「喲,今兒這么守時,稀奇。」
「喲,今兒成功逃出精神病院了,恭喜。」
男人笑著把煙頭捻滅,拉開副駕駛的門,左手擋在白幽蔓頭頂上方以免她磕碰著。
倆人系好安全帶,駕駛座那位手打著方向盤,眼睛時不時往副駕這邊瞟幾眼。
「耿新同志,我知道自己美成天仙了,請你適可而止ok?」
被發現了,索性也不藏著,他眯著眼探究的打量她,俊逸的面龐寫著八卦兩個大字:「跟哥說說,哥哥那葯猛不猛,你倆做了多久?」
他不怕死,她怕。
白幽蔓把他腦袋推回去:「你他媽看路啊!」
視線在公路上,心思在她身上,耿新補充說:「細節啊細節,細節講詳——」
白幽蔓撫著肩上的卷發,透過玻璃望向湛藍如洗的天空:「害,不知道耿新同志跟曹煙祺最近怎么樣,要不把他叫出來,咱一塊兒吃頓飯唄。」
耿新閉嘴,老實開車。
白幽蔓以為是自己捏住他命門了,還暗自得意,殊不知......
耿新是一個很紳士的男人,他很自覺且嫻熟的為白幽蔓拉開包廂的門。
視線打開,兩個人愣在原地,愣的不是耿新。
白幽蔓比里面的人先反應過來,她往耿新身邊靠近了點,小聲逼逼:「哼,你可真他媽有你的。

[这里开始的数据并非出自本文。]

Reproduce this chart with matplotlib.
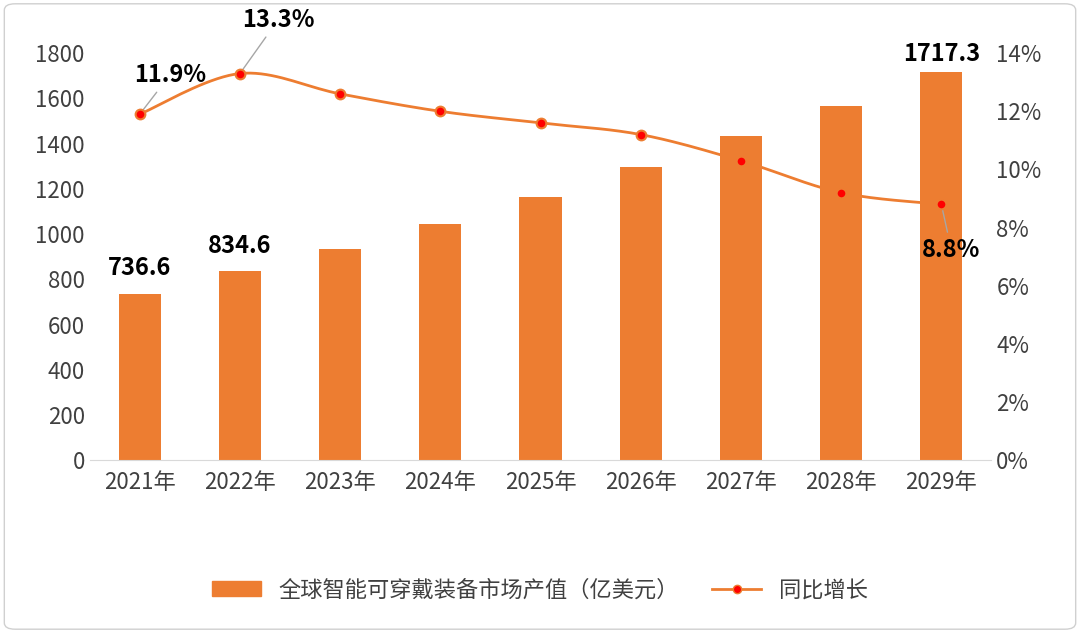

」
金碧輝煌的包廂正中間擺著一張圓桌,而曹煙祺就站在那里,他神色有些出乎意料。
似乎是准備出來迎接耿新,又似乎是沒想到來者還有白幽蔓,腳步硬生生被逼停在原地。
看他這姿勢,還挺僵硬的。
耿新幽幽瞥她一眼,推著她後背走到曹煙祺對面,然後自己坐在兩人中間。
情敵相見,最難做的是中間人,然而白幽蔓沒從耿新身上看到半點不自在,全反了。
不過按道理來說,他倆也算不上真正的情敵。
曹煙祺坐的端正,給耿新准備餐具,他故意把聲音弄得很大,毫不掩飾自己的不開心和對眼前這個女人的討厭。
以往多次的不歡而散,白幽蔓歷歷在目,她決定,在這頓飯上,她要做個透明人,於是她開始刷微博。
包廂里不斷響起的瓷器碰撞聲令她不禁蹙了蹙眉,很快便遮掩過去。
耿新不吃他這套,一個眼神射過去,聲音凍結成冰:「不想吃飯就滾出去。」
耿新不常發脾氣也從未對白幽蔓發過脾氣,但他發起怒來卻是骨子里的寒氣逼人,白斯佑都不及他。